Mar 282009
 

bilincalti21.yy’ın ilk yıllarını yaşayan insanoğlu, tarih boyunca kendi yarattıkları ile kendi yaşamını zorlaştırmıştır. Silahlar, atom bombası, televizyon gibi teknolojiye bağlı yaratımlar dışında, milliyetçilik gibi bazı kavramlar da bu yaşamı zorlaştıranlar arasındadır. “İnsan” içinde olduğu savaş, iş yaşamı, sanat ve bunun gibi bir çok ortamda, bu yarattıklarına çeşitli sebeplerle bağlı kalmayı sürdürmüş, ancak yok etmek isteğini, isyanlarını yansıttığı ya da yeniden türettiği çeşitli konuların başında ya da sonunda hep karşısına çıkan ve onun tarafından yargılanacağını bildiği kavram ‘etik’ olmuştur. Hiç bir zaman kendisini neslini, haysiyetini, hayatını ve zamanını düşünmekten alıkoyamayan insan ırkı, kendi iç dünyasına çekilince bireysel etiğinin ona ne gibi kısıtlamalar getirdiğini, ne gibi kolaylıklar sağladığını düşünmekten kaçamaz. Kurumsal düzeyde ise, akademik ortamlarda yoğun bir şekilde tartışılan ve zaman zaman küçümsenen etik kavramı hakkında araştırmalar yapılmakta, kurumsal etik kodlarının kamuoyuna açıklanması gereği hissedilmektedir.
Ancak bu kurumsal çabalar, doğa, zaman, bilim, teknoloji, sanat alanında örneğin finansal kaynakların yöneticilerini samimiyetsiz bulmamızı, toplumsal geleceğe dair umutsuzluk duymamızı engellememektedir.

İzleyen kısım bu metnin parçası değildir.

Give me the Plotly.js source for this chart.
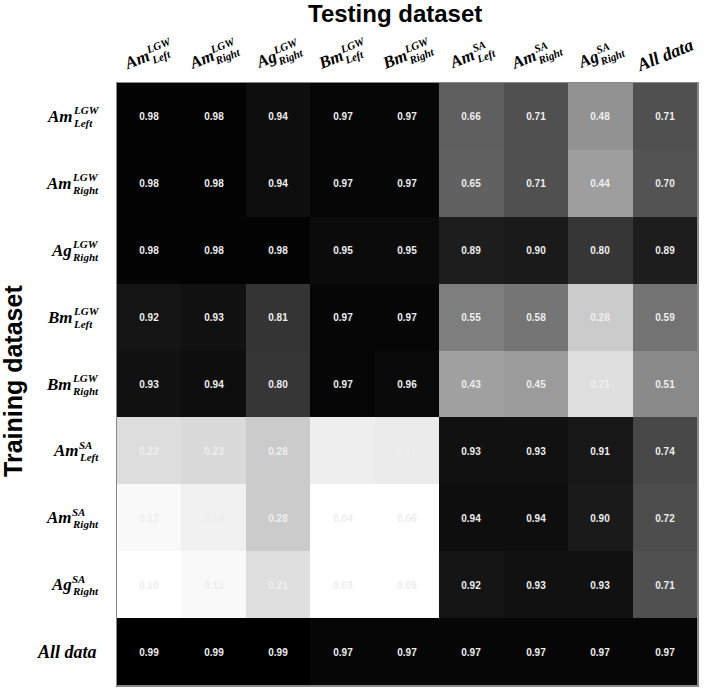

Bu umutsuzluğun sebebi ticaret ve etik arasında varolan gerilim midir? Kısaca, ticarette etiğin söz konusu olamayacağı varsayımı mıdır? Tüm bunları derinlemesine düşündüğümüzde, belki de modern çağda sıklıkla karşılaştığımız etik kavramının en büyük sorununun, düşünce çağının başlangıcının da sorunu olması da ilgi çekicidir. Zira etik kesinleşmiş bir tanıma sahip değildir. Etik kavramının kendisi tam da bir çıkar mücadelesi alanına dönüşmüş ve bu nedenle de etik kurallar belirlenmesi işi, içinden çıkılmaz bir hale gelmiştir Etiğe ilginin canlanmasında çeşitli etkenler rol oynamıştır. Ne var ki, bugün moda olan, felsefenin daimi bilgisel bir alanı olarak etik değildir. Moda olan,“meslek etiği” denilen ilkelerdir. Bunların en eskileri bio-medikal etik veya bioetik ve basın etiğidir. Şu anda çeşitli meslekler ve hizmet alanları da, kendi etiklerini geliştirme çabası içerisindedir. ‘Etik’le ilgili bir diğer gelişme de, bütün kültürlere saygı talebinin ve postmodernizmin norm sorunlarına relativist yaklaşımının -”her şey olur” (any-thing goes) ilkesinin- yarattığı kargaşa karşısında, bazı çevrelerin “evrensel bir etik” veya “evrenselleştirilebilir bir etik” ya da “global bir etik” geliştirme girişimleridir. Etikle ilgili bu girişimlerde çeşitli epistemolojik karıştırmalar dikkat çekmektedir. Bu karıştırmalar da, etiğin, bugün gündeme getiren ihtiyaçlara cevap verebilecek şekilde geliştirilmesine engel olmaktadır.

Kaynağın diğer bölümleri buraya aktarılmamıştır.